Because this is an mmo and people aren't playing all the time, you can't have large scale invasions of your dungeon, rather it'll just happen automatically in the background. Depending on how aggressive you are, the human lands will send people to attack you. You have guards to counter this. When your guards are insufficient, you lose resources to theft and your creatures become damaged. If you're well protected, you'll get income from the dead adventurers' gear. You can also choose to become more aggressive to get more/stronger people attacking, so that you can harvest more from killing them.
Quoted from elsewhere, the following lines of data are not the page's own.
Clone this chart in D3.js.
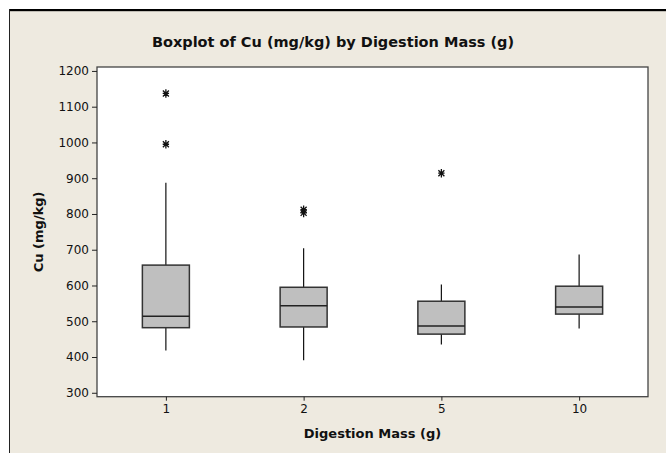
<!DOCTYPE html>
<html>
<head>
<meta charset="utf-8">
<script src="https://cdn.jsdelivr.net/npm/d3@7"></script>
<style>
  html, body { margin: 0; padding: 0; background: #ffffff; }
  svg { display: block; }
  text { font-family: Tahoma, "DejaVu Sans", "Liberation Sans", sans-serif; fill: #111; }
</style>
</head>
<body>
<script>
// Cu concentrations (mg/kg) summarised per digestion mass (g)
const categories = ["1", "2", "5", "10"];
const q1       = [482, 484, 464, 520];
const median   = [514, 543, 487, 540];
const q3       = [657, 595, 556, 598];
const whiskLo  = [418, 391, 435, 480];
const whiskHi  = [887, 704, 603, 687];
const outliers = [[1137, 995], [812, 803], [914], []];
const yTicks   = [300, 400, 500, 600, 700, 800, 900, 1000, 1100, 1200];

const W = 666, H = 453;
const plot = { left: 97, right: 648, top: 67, bottom: 396.7 };

const svg = d3.select("body").append("svg")
  .attr("width", W).attr("height", H);

// page frame: beige panel with dark top and left rules
svg.append("rect").attr("x", 9).attr("y", 10).attr("width", W - 9).attr("height", H - 10)
  .attr("fill", "#eeeae0");
svg.append("rect").attr("x", 9).attr("y", 9).attr("width", W - 9).attr("height", 2.2)
  .attr("fill", "#000");
svg.append("line").attr("x1", 9.5).attr("x2", 9.5).attr("y1", 9).attr("y2", H)
  .attr("stroke", "#222").attr("stroke-width", 1);

// data region
svg.append("rect")
  .attr("x", plot.left).attr("y", plot.top)
  .attr("width", plot.right - plot.left).attr("height", plot.bottom - plot.top)
  .attr("fill", "#fff").attr("stroke", "#444").attr("stroke-width", 1.3);

const x = d3.scalePoint().domain(categories)
  .range([plot.left, plot.right]).padding(0.5);
const y = d3.scaleLinear().domain([289, 1211]).range([plot.bottom, plot.top]);

// axes
const yAxis = svg.append("g").attr("transform", `translate(${plot.left},0)`)
  .call(d3.axisLeft(y).tickValues(yTicks).tickFormat(d3.format("d"))
    .tickSize(5).tickPadding(3));
const xAxis = svg.append("g").attr("transform", `translate(0,${plot.bottom})`)
  .call(d3.axisBottom(x).tickSize(4).tickPadding(4));
[yAxis, xAxis].forEach(g => {
  g.select(".domain").remove();
  g.selectAll(".tick line").attr("stroke", "#222");
  g.selectAll(".tick text").style("font-size", "12px").attr("fill", "#111")
    .style("font-family", "Tahoma, 'DejaVu Sans', 'Liberation Sans', sans-serif");
});

// titles
svg.append("text").attr("x", 333).attr("y", 47).attr("text-anchor", "middle")
  .style("font-size", "14.5px").style("font-weight", "bold")
  .text("Boxplot of Cu (mg/kg) by Digestion Mass (g)");
svg.append("text").attr("x", (plot.left + plot.right) / 2).attr("y", 438)
  .attr("text-anchor", "middle").style("font-size", "13px").style("font-weight", "bold")
  .text("Digestion Mass (g)");
svg.append("text")
  .attr("transform", `translate(43,${(plot.top + plot.bottom) / 2}) rotate(-90)`)
  .attr("text-anchor", "middle").style("font-size", "13px").style("font-weight", "bold")
  .text("Cu (mg/kg)");

// boxes
const boxW = 47;
const groups = svg.append("g").selectAll("g").data(categories).join("g");

groups.append("line")
  .attr("x1", d => x(d)).attr("x2", d => x(d))
  .attr("y1", (d, i) => y(q3[i])).attr("y2", (d, i) => y(whiskHi[i]))
  .attr("stroke", "#111").attr("stroke-width", 1.2);
groups.append("line")
  .attr("x1", d => x(d)).attr("x2", d => x(d))
  .attr("y1", (d, i) => y(q1[i])).attr("y2", (d, i) => y(whiskLo[i]))
  .attr("stroke", "#111").attr("stroke-width", 1.2);
groups.append("rect")
  .attr("x", d => x(d) - boxW / 2).attr("width", boxW)
  .attr("y", (d, i) => y(q3[i])).attr("height", (d, i) => y(q1[i]) - y(q3[i]))
  .attr("fill", "#bfbfbf").attr("stroke", "#333").attr("stroke-width", 1.5);
groups.append("line")
  .attr("x1", d => x(d) - boxW / 2).attr("x2", d => x(d) + boxW / 2)
  .attr("y1", (d, i) => y(median[i])).attr("y2", (d, i) => y(median[i]))
  .attr("stroke", "#222").attr("stroke-width", 1.5);

// outlier marker: vertical stroke crossed by two 45° diagonals
const starSymbol = {
  draw(ctx, size) {
    const r = Math.sqrt(size) / 2;
    const d = r * Math.SQRT1_2;
    ctx.moveTo(0, -r); ctx.lineTo(0, r);
    ctx.moveTo(-d, -d); ctx.lineTo(d, d);
    ctx.moveTo(-d, d); ctx.lineTo(d, -d);
    ctx.moveTo(-r * 0.75, 0); ctx.lineTo(r * 0.75, 0);
  }
};
const star = d3.symbol().type(starSymbol).size(72);
groups.each(function (d, i) {
  d3.select(this).selectAll("path.out").data(outliers[i]).join("path")
    .attr("class", "out")
    .attr("transform", v => `translate(${x(d)},${y(v)})`)
    .attr("d", star)
    .attr("fill", "none").attr("stroke", "#111").attr("stroke-width", 1.3);
});
</script>
</body>
</html>
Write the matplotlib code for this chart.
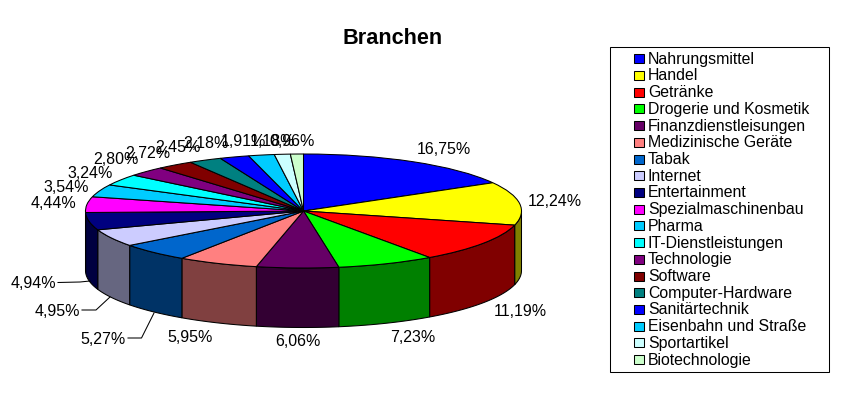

Your own actions, beyond managing your dungeon and resource chains, will be about sending your own invasions out to attack and raid the (non-player) human lands. Imagine you select you want to attack with this creature, that one, and a bunch of those, and now you and they are on another map where you can send them at different targets to steal resources/technology/unloackables/etc.

To make it an mmo, make the resource ladders really broad, such that nobody can do it all alone, you have to engage on an underworld market. Also, let people team up with their friends to launch collaborative raids on larger targets.

Why would this be more satisfying than other games? I'd make all the dungeon building completely cost-free and instant. All the time delay would be in attracting creatures and launching invasions. So even if you have to wait 12 hours for your liches to generate technology in your library so you can unlock a new creature type, and the whole thing might take a year to unlock everything, you're free to mess around with everything you've unlocked without cost or hesitation.

Shrug, I think it would work.
 
Puttin' some glitter on that sunk cost fallacy, eh?

It's gotta be something to be proud of - sunk soooo many hours into it!